The first climacteric occurs in the seventh year of a person's life; the rest are multiples of the first, such as 21, 49, 56, and 63. The grand climacteric usually refers to the 63rd year, with the dangers here being supposedly more imminent;[2] but may refer to the 49th (7 × 7) or the 81st (9 × 9).
The belief has a great deal of antiquity on its side. Aulus Gellius says that it was borrowed from the Chaldeans; Pythagoras, based his philosophy (Pythagoreanism) in numbers, and imagined an extraordinary virtue in the number 7.
These turning points were viewed as changes from one kind of life, and attitude toward life, to another in the mind of the subject: the locus classicus is Ptolemy, Tetrabiblos C204–207, which in turn gave rise to Shakespeare's delineation of the Seven Ages of Man.

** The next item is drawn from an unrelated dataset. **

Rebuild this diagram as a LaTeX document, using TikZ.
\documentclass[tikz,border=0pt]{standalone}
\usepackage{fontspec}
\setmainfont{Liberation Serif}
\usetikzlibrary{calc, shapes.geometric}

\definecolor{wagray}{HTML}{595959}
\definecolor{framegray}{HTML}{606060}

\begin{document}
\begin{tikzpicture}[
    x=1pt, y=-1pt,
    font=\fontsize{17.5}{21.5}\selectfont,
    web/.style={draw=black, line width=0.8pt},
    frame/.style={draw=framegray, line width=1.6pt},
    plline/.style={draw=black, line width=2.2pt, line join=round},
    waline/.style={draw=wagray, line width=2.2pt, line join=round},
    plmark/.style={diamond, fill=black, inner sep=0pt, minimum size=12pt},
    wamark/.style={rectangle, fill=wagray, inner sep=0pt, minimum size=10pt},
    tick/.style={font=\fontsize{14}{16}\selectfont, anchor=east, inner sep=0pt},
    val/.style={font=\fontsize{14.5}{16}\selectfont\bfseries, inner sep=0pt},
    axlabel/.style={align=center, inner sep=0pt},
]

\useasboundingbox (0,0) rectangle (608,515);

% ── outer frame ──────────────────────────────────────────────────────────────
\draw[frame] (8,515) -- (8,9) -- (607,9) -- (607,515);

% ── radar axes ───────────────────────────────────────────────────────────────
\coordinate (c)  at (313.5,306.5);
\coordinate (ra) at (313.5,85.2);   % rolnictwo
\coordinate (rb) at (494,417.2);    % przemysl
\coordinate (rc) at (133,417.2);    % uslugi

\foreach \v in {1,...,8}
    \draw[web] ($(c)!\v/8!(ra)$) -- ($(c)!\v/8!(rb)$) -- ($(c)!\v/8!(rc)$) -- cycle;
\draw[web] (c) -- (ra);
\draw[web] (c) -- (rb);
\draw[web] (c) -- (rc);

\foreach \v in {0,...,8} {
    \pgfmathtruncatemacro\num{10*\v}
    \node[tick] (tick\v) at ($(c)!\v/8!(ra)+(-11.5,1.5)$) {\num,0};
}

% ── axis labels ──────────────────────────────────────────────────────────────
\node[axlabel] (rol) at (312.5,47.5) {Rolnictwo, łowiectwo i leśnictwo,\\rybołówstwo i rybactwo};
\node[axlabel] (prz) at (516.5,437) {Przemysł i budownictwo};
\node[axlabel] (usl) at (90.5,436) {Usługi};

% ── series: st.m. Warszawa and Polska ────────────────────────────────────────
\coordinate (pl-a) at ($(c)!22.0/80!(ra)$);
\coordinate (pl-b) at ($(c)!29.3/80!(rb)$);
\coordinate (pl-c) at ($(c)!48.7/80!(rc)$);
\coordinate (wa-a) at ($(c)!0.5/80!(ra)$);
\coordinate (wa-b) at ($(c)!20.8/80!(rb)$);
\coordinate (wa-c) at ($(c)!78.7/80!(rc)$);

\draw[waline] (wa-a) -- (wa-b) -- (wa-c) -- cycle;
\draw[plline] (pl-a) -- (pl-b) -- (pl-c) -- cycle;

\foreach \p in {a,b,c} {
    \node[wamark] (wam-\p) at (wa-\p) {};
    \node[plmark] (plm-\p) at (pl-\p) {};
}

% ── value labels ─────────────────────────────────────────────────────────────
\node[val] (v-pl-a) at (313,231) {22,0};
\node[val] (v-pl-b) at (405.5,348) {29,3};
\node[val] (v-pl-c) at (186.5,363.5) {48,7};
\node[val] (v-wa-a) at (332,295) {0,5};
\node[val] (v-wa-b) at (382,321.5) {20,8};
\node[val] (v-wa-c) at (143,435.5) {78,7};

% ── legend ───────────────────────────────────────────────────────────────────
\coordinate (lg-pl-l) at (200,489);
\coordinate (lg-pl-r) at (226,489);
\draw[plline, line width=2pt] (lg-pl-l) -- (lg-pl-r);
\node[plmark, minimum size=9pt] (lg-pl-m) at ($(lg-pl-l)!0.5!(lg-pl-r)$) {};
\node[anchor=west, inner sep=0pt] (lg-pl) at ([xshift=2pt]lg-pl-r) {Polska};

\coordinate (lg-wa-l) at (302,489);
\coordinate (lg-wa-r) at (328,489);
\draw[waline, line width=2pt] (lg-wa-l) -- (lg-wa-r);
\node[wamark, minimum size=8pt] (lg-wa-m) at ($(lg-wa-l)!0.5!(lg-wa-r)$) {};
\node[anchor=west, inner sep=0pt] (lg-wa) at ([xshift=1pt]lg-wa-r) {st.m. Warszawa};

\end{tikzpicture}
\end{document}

They were also viewed, logically within the framework of ancient medicine and its ties to astrology, as dangerous years from a medical standpoint. In this sense, the word has been used by medicine of more recent times; in the 16th through the 18th centuries, it often refers to the day on which a fever was thought to break (see quartan fever, quintan fever).
Marsilius Ficinus gives a foundation for the belief: he states that there is a year assigned for each planet to rule over the body of man, each in his turn. Now, Saturn being the most malefic planet of all, every seventh year, which falls to his lot, becomes very dangerous; especially that of 63, since the person is already of old age.

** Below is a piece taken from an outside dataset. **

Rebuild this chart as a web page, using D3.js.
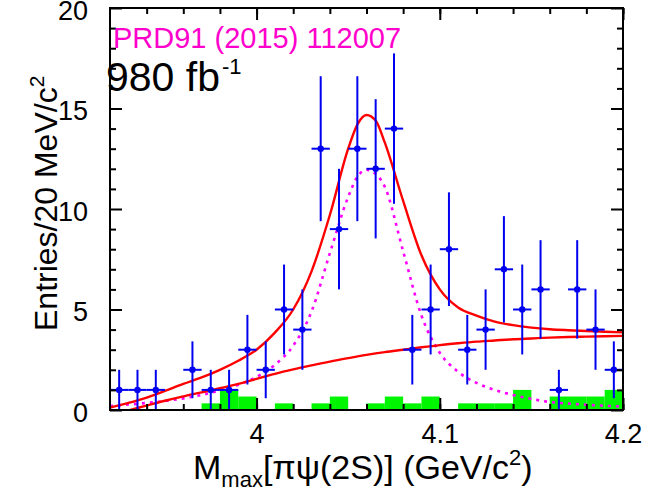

Some hold, according to this doctrine, every seventh year to be an established climacteric; but others only allow the title to those years produced by the multiplication of the climacterical space by an odd number, 3, 5, 7, 9, etc. Others observe every ninth year as a climacteric, in which case the 81st year is the grand climacteric. Some also believed that the climacteric years are also fatal to political bodies and governments.

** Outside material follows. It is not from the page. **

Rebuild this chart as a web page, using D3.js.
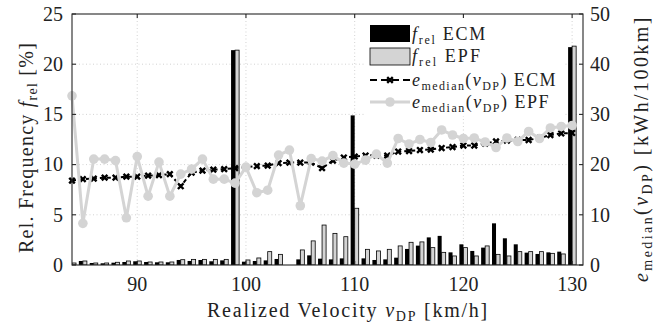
<!DOCTYPE html>
<html>
<head>
<meta charset="utf-8">
<title>Frequency and median consumption</title>
<script src="https://cdn.jsdelivr.net/npm/d3@7"></script>
<style>
    body { margin: 0; background: #fff; }
    text { font-family: "Liberation Serif", "DejaVu Serif", serif; fill: #222; }
</style>
</head>
<body>
<svg id="chart" width="655" height="323"></svg>
<script>
    // velocity classes [km/h]
    const velocity = [84, 85, 86, 87, 88, 89, 90, 91, 92, 93, 94, 95, 96, 97, 98, 99, 100, 101, 102, 103,
        104, 105, 106, 107, 108, 109, 110, 111, 112, 113, 114, 115, 116, 117, 118, 119, 120, 121, 122, 123,
        124, 125, 126, 127, 128, 129, 130];

    // relative frequency [%]
    const fRelEcm = [0.2, 0.4, 0.2, 0.17, 0.23, 0.3, 0.37, 0.3, 0.27, 0.27, 0.5, 0.4, 0.5, 0.37, 0.46, 21.4, 0.33, 0.4, 0.46, 0.6,
        0, 0.56, 0.96, 0.63, 0.56, 0.66, 14.9, 0.66, 0.5, 0.56, 0.73, 1.6, 1.93, 2.75, 2.9, 1.26, 2.06, 1.4, 1.73, 4.15,
        2.66, 2.06, 1.23, 1.1, 1.26, 1.33, 21.7];
    const fRelEpf = [0.2, 0.4, 0.2, 0.2, 0.27, 0.4, 0.4, 0.3, 0.3, 0.3, 0.53, 0.56, 0.56, 0.56, 0.56, 21.4, 0.5, 0.7, 1.33, 1.06,
        0, 1.5, 2.4, 3.98, 3.15, 2.82, 5.65, 1.56, 1.4, 1.56, 1.9, 2.26, 2.3, 1.73, 1.26, 0.9, 1.73, 0.9, 1.9, 1.06,
        0.9, 1.33, 1.33, 1.33, 1.16, 1.1, 21.8];

    // median consumption [kWh/100km]
    const eMedEcm = [16.8, 17.1, 17.2, 17.4, 17.4, 17.6, 17.6, 17.8, 17.9, 18.1, 15.7, 18.4, 18.8, 19.0, 19.1, 19.3, 19.5, 19.7, 19.8, 20.3,
        20.4, 20.4, 20.4, 19.3, 20.8, 21.4, 21.6, 21.8, 21.8, 21.8, 22.6, 22.7, 22.9, 23.0, 23.3, 23.5, 23.8, 23.8, 24.2, 24.6,
        24.8, 24.9, 24.9, 25.3, 25.9, 26.2, 26.3];
    const eMedEpf = [33.7, 8.3, 21.1, 21.1, 20.8, 9.4, 21.6, 13.7, 20.5, 13.7, 18.1, 19.1, 21.1, 17.1, 17.1, 16.3, 19.5, 14.4, 14.9, 21.9,
        22.9, 11.8, 21.2, 20.7, 21.8, 20.3, 20.1, 20.9, 22.1, 20.3, 25.2, 24.1, 25.0, 24.4, 26.9, 25.9, 25.2, 25.3, 24.5, 23.4,
        25.3, 24.6, 26.6, 25.2, 27.3, 27.6, 27.8];

    const xTicks = [90, 100, 110, 120, 130];
    const yLeftTicks = [0, 5, 10, 15, 20, 25];
    const yRightTicks = [0, 10, 20, 30, 40, 50];

    const ecmColor = "#000";
    const epfColor = "#d4d4d4";

    const mLeft = 72, mRight = 583, mTop = 14, mBottom = 265;
    const svg = d3.select("#chart");

    const x = d3.scaleLinear().domain([84, 131]).range([mLeft, mRight]);
    const yL = d3.scaleLinear().domain([0, 25]).range([mBottom, mTop]);
    const yR = d3.scaleLinear().domain([0, 50]).range([mBottom, mTop]);
    const halfW = 0.37;

    // stretch a label (LaTeX font is wider than the serif we have)
    function fitWidth(sel, target) {
        const n = sel.text().length;
        const w = sel.node().getComputedTextLength();
        sel.attr("letter-spacing", ((target - w) / n).toFixed(2));
    }

    // writes parts like [["f","i"],["rel","s"],[" ECM","n"]] into a text element
    function richText(t, parts, subSize, shift) {
        let sub = false;
        parts.forEach(([s, k]) => {
            const sp = t.append("tspan").text(s);
            if (k === "i") sp.attr("font-style", "italic");
            if (k === "s" && !sub) { sp.attr("font-size", subSize).attr("dy", shift); sub = true; }
            else if (k !== "s" && sub) { sp.attr("dy", -shift); sub = false; }
        });
    }

    svg.append("defs").append("clipPath").attr("id", "plot-clip")
        .append("rect").attr("x", mLeft).attr("y", mTop).attr("width", mRight - mLeft).attr("height", mBottom - mTop);

    // grid
    const grid = svg.append("g").attr("stroke", "#c8c8c8").attr("stroke-width", 0.8).attr("stroke-dasharray", "1,2.5");
    grid.selectAll("line.gx").data(xTicks).join("line")
        .attr("x1", d => x(d)).attr("x2", d => x(d)).attr("y1", mTop).attr("y2", mBottom);
    grid.selectAll("line.gy").data(yLeftTicks.slice(1, -1)).join("line")
        .attr("x1", mLeft).attr("x2", mRight).attr("y1", d => yL(d)).attr("y2", d => yL(d));

    // bars
    const bars = svg.append("g").attr("clip-path", "url(#plot-clip)");
    bars.selectAll("rect.ecm").data(velocity).join("rect")
        .attr("class", "ecm")
        .attr("x", d => x(d - halfW)).attr("width", x(halfW) - x(0))
        .attr("y", (d, i) => yL(fRelEcm[i])).attr("height", (d, i) => yL(0) - yL(fRelEcm[i]))
        .attr("fill", ecmColor);
    bars.selectAll("rect.epf").data(velocity).join("rect")
        .attr("class", "epf")
        .attr("x", d => x(d)).attr("width", x(halfW) - x(0))
        .attr("y", (d, i) => yL(fRelEpf[i])).attr("height", (d, i) => yL(0) - yL(fRelEpf[i]))
        .attr("fill", epfColor).attr("stroke", "#000").attr("stroke-width", 0.8);

    // median lines
    const ecmLine = d3.line().x(d => x(d)).y((d, i) => yR(eMedEcm[i]));
    const epfLine = d3.line().x(d => x(d)).y((d, i) => yR(eMedEpf[i]));
    const xMark = "M-2.8,-2.8L2.8,2.8M-2.8,2.8L2.8,-2.8";

    svg.append("path").datum(velocity).attr("d", ecmLine)
        .attr("fill", "none").attr("stroke", ecmColor).attr("stroke-width", 2).attr("stroke-dasharray", "4,3");
    svg.append("g").selectAll("path").data(velocity).join("path")
        .attr("transform", (d, i) => `translate(${x(d)},${yR(eMedEcm[i])})`)
        .attr("d", xMark).attr("stroke", ecmColor).attr("stroke-width", 2.4);

    svg.append("path").datum(velocity).attr("d", epfLine)
        .attr("fill", "none").attr("stroke", epfColor).attr("stroke-width", 3);
    svg.append("g").selectAll("circle").data(velocity).join("circle")
        .attr("cx", d => x(d)).attr("cy", (d, i) => yR(eMedEpf[i]))
        .attr("r", 4.8).attr("fill", epfColor);

    // frame and ticks
    const frame = svg.append("g").attr("stroke", "#262626").attr("stroke-width", 1.1);
    frame.append("rect").attr("x", mLeft).attr("y", mTop).attr("width", mRight - mLeft).attr("height", mBottom - mTop).attr("fill", "none");
    xTicks.forEach(t => {
        frame.append("line").attr("x1", x(t)).attr("x2", x(t)).attr("y1", mBottom).attr("y2", mBottom - 4);
        frame.append("line").attr("x1", x(t)).attr("x2", x(t)).attr("y1", mTop).attr("y2", mTop + 4);
    });
    yLeftTicks.forEach(t => frame.append("line").attr("x1", mLeft).attr("x2", mLeft + 4).attr("y1", yL(t)).attr("y2", yL(t)));
    yRightTicks.forEach(t => frame.append("line").attr("x1", mRight).attr("x2", mRight - 4).attr("y1", yR(t)).attr("y2", yR(t)));

    const fs = 20;
    svg.append("g").selectAll("text").data(xTicks).join("text")
        .attr("x", d => x(d)).attr("y", 290.5).attr("text-anchor", "middle").attr("font-size", fs).text(d => d);
    svg.append("g").selectAll("text").data(yLeftTicks).join("text")
        .attr("x", 63).attr("y", d => yL(d) + 6.8).attr("text-anchor", "end").attr("font-size", fs).text(d => d);
    svg.append("g").selectAll("text").data(yRightTicks).join("text")
        .attr("x", 590).attr("y", d => yR(d) + 6.8).attr("text-anchor", "start").attr("font-size", fs).text(d => d);

    // axis titles
    const xt = svg.append("text").attr("x", 207).attr("y", 316.5).attr("font-size", fs);
    richText(xt, [["Realized Velocity ", "n"], ["v", "i"], ["DP", "s"], [" [km/h]", "n"]], 14, 4);
    fitWidth(xt, 282);

    const yt = svg.append("text").attr("transform", "translate(33,253) rotate(-90)").attr("font-size", fs);
    richText(yt, [["Rel. Frequency ", "n"], ["f", "i"], ["rel", "s"], [" [%]", "n"]], 14, 4);
    fitWidth(yt, 211);

    const yt2 = svg.append("text").attr("transform", "translate(648,282) rotate(-90)").attr("font-size", fs);
    richText(yt2, [["e", "i"], ["median", "s"], ["(", "n"], ["v", "i"], ["DP", "s"], [") [kWh/100km]", "n"]], 14, 4);
    fitWidth(yt2, 267);

    // legend
    const legend = svg.append("g");
    legend.append("rect").attr("x", 364).attr("y", 18).attr("width", 200).attr("height", 98).attr("fill", "#fff");
    const lx = 370, lw = 40, ltx = 412;
    const rows = [34, 56, 80, 102];
    legend.append("rect").attr("x", lx).attr("y", 25).attr("width", lw).attr("height", 17).attr("fill", ecmColor);
    legend.append("rect").attr("x", lx).attr("y", 48).attr("width", lw).attr("height", 17)
        .attr("fill", epfColor).attr("stroke", "#000").attr("stroke-width", 0.8);
    legend.append("line").attr("x1", lx).attr("x2", lx + lw).attr("y1", rows[2]).attr("y2", rows[2])
        .attr("stroke", ecmColor).attr("stroke-width", 2).attr("stroke-dasharray", "7,4");
    legend.append("path").attr("transform", `translate(${lx + lw / 2},${rows[2]})`).attr("d", xMark)
        .attr("stroke", ecmColor).attr("stroke-width", 2.4);
    legend.append("line").attr("x1", lx).attr("x2", lx + lw).attr("y1", rows[3]).attr("y2", rows[3])
        .attr("stroke", epfColor).attr("stroke-width", 3);
    legend.append("circle").attr("cx", lx + lw / 2).attr("cy", rows[3]).attr("r", 4.8).attr("fill", epfColor);

    const legendLabels = [
        [["f", "i"], ["rel", "s"], [" ECM", "n"]],
        [["f", "i"], ["rel", "s"], [" EPF", "n"]],
        [["e", "i"], ["median", "s"], ["(", "n"], ["v", "i"], ["DP", "s"], [") ECM", "n"]],
        [["e", "i"], ["median", "s"], ["(", "n"], ["v", "i"], ["DP", "s"], [") EPF", "n"]]
    ];
    const legendWidths = [75, 70, 145, 138];
    legendLabels.forEach((parts, r) => {
        const t = legend.append("text").attr("x", ltx).attr("y", rows[r] + 5.5).attr("font-size", 18);
        richText(t, parts, 12, 4);
        fitWidth(t, legendWidths[r]);
    });
</script>
</body>
</html>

The Roman emperor Augustus refers to having passed his own grand climacteric, about which he had been apprehensive.[3]
The astronomer Johannes Hevelius wrote a volume under the title Annus climactericus (1685), describing the loss he sustained in the burning of his observatory in 1679, which he considered climacteric because it was 49 years after the beginning of his observing career.
The legacy of these climacteric years is still with us to some extent: the age of reason is often taken to be when a child reaches 7, and in many countries the age of full adulthood is taken as 21.
For astrologers, the discovery of the planet Uranus in 1781 confirmed what may have originated as the mundane observations of the ancients on living things. Uranus has an orbital period of 84 years, which divides into four periods of 21 years each. Astrologers take Uranus as the bringer of abrupt changes, so when it forms a square or 90 degree relationship with its original position in a nativity at age 21, this brings the change from irresponsible youth to responsible adulthood. The opposition occurs at age 42, traditionally the time of midlife crisis. Thus the second square at age 63, the climacteric, would be the most dangerous for the ancients who rarely lived long enough to see the conjunction (return to the natal position) at age 84. This combination of the periods of Saturn and Uranus are powerful indicators of life changes for astrologers.